◆ INPUT ◆
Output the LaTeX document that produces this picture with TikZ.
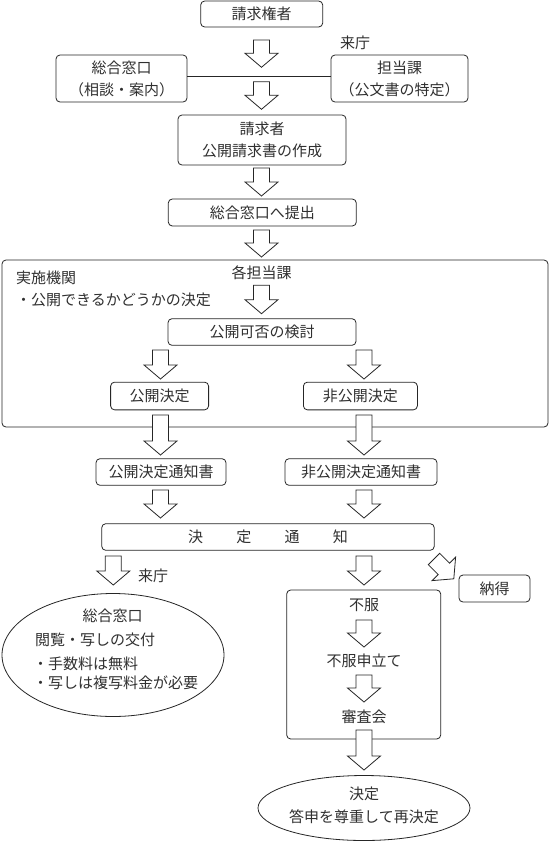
\documentclass[tikz,border=0pt]{standalone}
\usepackage{fontspec}
\setmainfont{Noto Sans CJK JP}
\usetikzlibrary{shapes.geometric}
\definecolor{linec}{HTML}{262626}
\definecolor{textc}{HTML}{303030}
\newcommand\myfs{\fontsize{15pt}{22pt}\selectfont}
\newcommand\barrow[3]{\draw[barr] ({#1-8},#2) -- ({#1+8},#2) -- ({#1+8},{#3-14}) -- ({#1+16.5},{#3-14}) -- (#1,#3) -- ({#1-16.5},{#3-14}) -- ({#1-8},{#3-14}) -- cycle;}
\begin{document}
\begin{tikzpicture}[x=1pt,y=-1pt,
  box/.style={draw=linec, line width=0.8pt, rounded corners=4pt, inner sep=0pt, text=textc, align=center, font=\myfs},
  lbl/.style={inner sep=0pt, text=textc, font=\myfs},
  oval/.style={draw=linec, line width=0.8pt, ellipse, inner sep=0pt},
  conn/.style={draw=linec, line width=0.8pt},
  barr/.style={draw=linec, line width=0.8pt, fill=white, line join=miter}]
\useasboundingbox (0,0) rectangle (550,844);
\fill[white] (0,0) rectangle (550,844);

% top part
\node[box, minimum width=122pt, minimum height=26pt] (kenri) at (261.7,14) {請求権者};
\node[lbl] (raicho1) at (355,43) {来庁};
\node[box, minimum width=131pt, minimum height=47pt] (sogo) at (121.5,78.5) {総合窓口\\（相談・案内）};
\node[box, minimum width=137pt, minimum height=47pt] (tanto) at (399.5,78.5) {担当課\\（公文書の特定）};
\draw[conn] ([yshift=2.5pt]sogo.east) -- ([yshift=2.5pt]tanto.west);
\node[box, minimum width=168pt, minimum height=50pt] (seikyu) at (262,140) {請求者\\公開請求書の作成};
\node[box, minimum width=188pt, minimum height=27pt] (teishutsu) at (262.3,212.5) {総合窓口へ提出};

% implementing body
\node[box, minimum width=546pt, minimum height=167pt] (kikan) at (275,343.5) {};
\node[lbl, anchor=west] (kikanlbl) at (16,277.6) {実施機関};
\node[lbl, anchor=west] (kikannote) at (16,300) {・公開できるかどうかの決定};
\node[lbl] (kaku) at (261.5,273) {各担当課};
\node[box, minimum width=188pt, minimum height=26.6pt] (kahi) at (262,332) {公開可否の検討};
\node[box, minimum width=98pt, minimum height=27.7pt] (kokai) at (159.6,396) {公開決定};
\node[box, minimum width=114pt, minimum height=27.7pt] (hikokai) at (360.4,396) {非公開決定};

% notices
\node[box, minimum width=130pt, minimum height=26.6pt] (kokaitsuchi) at (161,472) {公開決定通知書};
\node[box, minimum width=152pt, minimum height=26.6pt] (hikokaitsuchi) at (361,472) {非公開決定通知書};
\node[box, minimum width=332.5pt, minimum height=26.6pt] (kettei) at (268,537) {決\hspace{33.3pt}定\hspace{33.3pt}通\hspace{33.3pt}知};

% left outcome
\node[lbl] (raicho2) at (153,576) {来庁};
\node[oval, minimum width=222pt, minimum height=123pt] (madoguchi) at (113,655) {};
\node[lbl] (m1) at (112.5,615.5) {総合窓口};
\node[lbl, anchor=west] (m2) at (35,640) {閲覧・写しの交付};
\node[lbl, anchor=west] (m3) at (33,664) {・手数料は無料};
\node[lbl, anchor=west] (m4) at (33,682.5) {・写しは複写料金が必要};

% right outcome
\node[box, minimum width=71pt, minimum height=27pt] (nattoku) at (494.5,588.5) {納得};
\node[box, minimum width=154pt, minimum height=149pt] (fufukubox) at (363.7,664.5) {};
\node[lbl] (fufuku) at (364,605.3) {不服};
\node[lbl] (moushitate) at (364,661) {不服申立て};
\node[lbl] (shinsa) at (364,717) {審査会};
\node[oval, minimum width=212pt, minimum height=65pt] (saikettei) at (364,808) {};
\node[lbl] (s1) at (364,794) {決定};
\node[lbl] (s2) at (364,817) {答申を尊重して再決定};

% block arrows
\barrow{261.5}{40}{67.3}
\barrow{261.5}{81.7}{109.3}
\barrow{261.5}{168}{196}
\barrow{261.5}{230}{257}
\barrow{261.5}{285.3}{313.7}
\barrow{160.5}{350}{379}
\barrow{364}{350}{379}
\barrow{160.5}{415}{455}
\barrow{364}{415}{455}
\barrow{160.5}{490}{518}
\barrow{364}{490}{518}
\barrow{113.3}{556}{585}
\barrow{364}{556}{585}
\barrow{364}{620}{647}
\barrow{364}{675}{702}
\barrow{364}{730}{770}
\draw[barr] (439.7,553.3) -- (449.6,563.2) -- (455.6,557.2) -- (453.8,578.8) -- (432.2,580.6) -- (438.2,574.6) -- (428.3,564.7) -- cycle;
\end{tikzpicture}
\end{document}
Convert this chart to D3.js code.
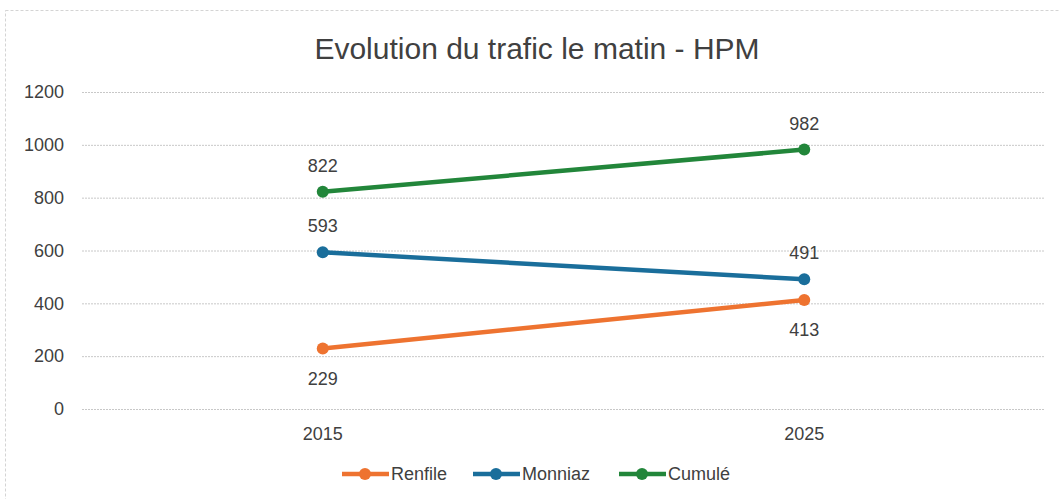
<!DOCTYPE html>
<html>
<head>
<meta charset="utf-8">
<script src="https://cdn.jsdelivr.net/npm/d3@7"></script>
<style>
  body { margin: 0; background: #fff; }
  text { font-family: "Liberation Sans", Arial, sans-serif; fill: #404040; }
</style>
</head>
<body>
<script>
let width = 1059;
let height = 499;

// data
let years = ['2015', '2025'];
let renfile = [229, 413];
let monniaz = [593, 491];
let cumule = [822, 982];
let seriesNames = ['Renfile', 'Monniaz', 'Cumulé'];
let seriesColors = ['#ee7330', '#1a6e9b', '#22863a'];
let yTicks = [0, 200, 400, 600, 800, 1000, 1200];

let series = [
  { name: seriesNames[0], values: renfile, color: seriesColors[0], below: true },
  { name: seriesNames[1], values: monniaz, color: seriesColors[1], below: false },
  { name: seriesNames[2], values: cumule, color: seriesColors[2], below: false }
];

let margin = { top: 92, right: 14, bottom: 90, left: 82 };

let svg = d3.select('body')
  .append('svg')
  .attr('width', width)
  .attr('height', height);

// faint border of the chart area
svg.append('rect')
  .attr('x', 5.5)
  .attr('y', 10.5)
  .attr('width', width + 10)
  .attr('height', height)
  .attr('fill', 'none')
  .attr('stroke', '#d4d4d4')
  .attr('stroke-dasharray', '3,2');

let x = d3.scaleBand()
  .domain(years)
  .range([margin.left, width - margin.right]);

let y = d3.scaleLinear()
  .domain([0, 1200])
  .range([height - margin.bottom, margin.top]);

svg.append('text')
  .attr('x', 537)
  .attr('y', 59)
  .attr('text-anchor', 'middle')
  .style('font-size', '30px')
  .text('Evolution du trafic le matin - HPM');

// gridlines
let yAxis = svg.append('g')
  .attr('transform', 'translate(' + margin.left + ',0)')
  .call(d3.axisLeft(y).tickValues(yTicks).tickFormat(d3.format('d'))
    .tickSize(-(width - margin.left - margin.right)).tickPadding(18));
yAxis.select('.domain').remove();
yAxis.selectAll('.tick line')
  .attr('stroke', '#c8c8c8')
  .attr('stroke-dasharray', '2,1');
yAxis.selectAll('.tick text')
  .style('font-size', '18px')
  .attr('fill', '#404040');

let xAxis = svg.append('g')
  .attr('transform', 'translate(0,' + (height - margin.bottom) + ')')
  .call(d3.axisBottom(x).tickSize(0).tickPadding(18));
xAxis.select('.domain').remove();
xAxis.selectAll('.tick text')
  .style('font-size', '18px')
  .attr('fill', '#404040');

let cx = (d, i) => x(years[i]) + x.bandwidth() / 2;

let line = d3.line()
  .x((d, i) => cx(d, i))
  .y(d => y(d));

series.forEach(s => {
  let g = svg.append('g');
  g.append('path')
    .datum(s.values)
    .attr('d', line)
    .attr('fill', 'none')
    .attr('stroke', s.color)
    .attr('stroke-width', 4.5);
  g.selectAll('circle')
    .data(s.values)
    .enter()
    .append('circle')
    .attr('cx', cx)
    .attr('cy', d => y(d))
    .attr('r', 6)
    .attr('fill', s.color);
  g.selectAll('text')
    .data(s.values)
    .enter()
    .append('text')
    .attr('x', cx)
    .attr('y', d => y(d) + (s.below ? 36 : -20))
    .attr('text-anchor', 'middle')
    .style('font-size', '18px')
    .attr('fill', '#262626')
    .text(d => d);
});

// legend
let legendX = [342, 473, 619];
let legend = svg.append('g').attr('transform', 'translate(0,474)');
series.forEach((s, i) => {
  let lg = legend.append('g').attr('transform', 'translate(' + legendX[i] + ',0)');
  lg.append('line')
    .attr('x1', 0).attr('x2', 47)
    .attr('stroke', s.color)
    .attr('stroke-width', 4.5);
  lg.append('circle')
    .attr('cx', 23)
    .attr('r', 6)
    .attr('fill', s.color);
  lg.append('text')
    .attr('x', 49)
    .attr('dy', '0.35em')
    .style('font-size', '18px')
    .text(s.name);
});
</script>
</body>
</html>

◆ EXERCISE ◆
In the entries above, find the line that contains "width=188pt, minimum height=27pt]", then repeat exactly every line from the first one through that line, with no pictures.

◆ ANSWER FOR THIS EXERCISE ◆
Output the LaTeX document that produces this picture with TikZ.
\documentclass[tikz,border=0pt]{standalone}
\usepackage{fontspec}
\setmainfont{Noto Sans CJK JP}
\usetikzlibrary{shapes.geometric}
\definecolor{linec}{HTML}{262626}
\definecolor{textc}{HTML}{303030}
\newcommand\myfs{\fontsize{15pt}{22pt}\selectfont}
\newcommand\barrow[3]{\draw[barr] ({#1-8},#2) -- ({#1+8},#2) -- ({#1+8},{#3-14}) -- ({#1+16.5},{#3-14}) -- (#1,#3) -- ({#1-16.5},{#3-14}) -- ({#1-8},{#3-14}) -- cycle;}
\begin{document}
\begin{tikzpicture}[x=1pt,y=-1pt,
  box/.style={draw=linec, line width=0.8pt, rounded corners=4pt, inner sep=0pt, text=textc, align=center, font=\myfs},
  lbl/.style={inner sep=0pt, text=textc, font=\myfs},
  oval/.style={draw=linec, line width=0.8pt, ellipse, inner sep=0pt},
  conn/.style={draw=linec, line width=0.8pt},
  barr/.style={draw=linec, line width=0.8pt, fill=white, line join=miter}]
\useasboundingbox (0,0) rectangle (550,844);
\fill[white] (0,0) rectangle (550,844);

% top part
\node[box, minimum width=122pt, minimum height=26pt] (kenri) at (261.7,14) {請求権者};
\node[lbl] (raicho1) at (355,43) {来庁};
\node[box, minimum width=131pt, minimum height=47pt] (sogo) at (121.5,78.5) {総合窓口\\（相談・案内）};
\node[box, minimum width=137pt, minimum height=47pt] (tanto) at (399.5,78.5) {担当課\\（公文書の特定）};
\draw[conn] ([yshift=2.5pt]sogo.east) -- ([yshift=2.5pt]tanto.west);
\node[box, minimum width=168pt, minimum height=50pt] (seikyu) at (262,140) {請求者\\公開請求書の作成};
\node[box, minimum width=188pt, minimum height=27pt] (teishutsu) at (262.3,212.5) {総合窓口へ提出};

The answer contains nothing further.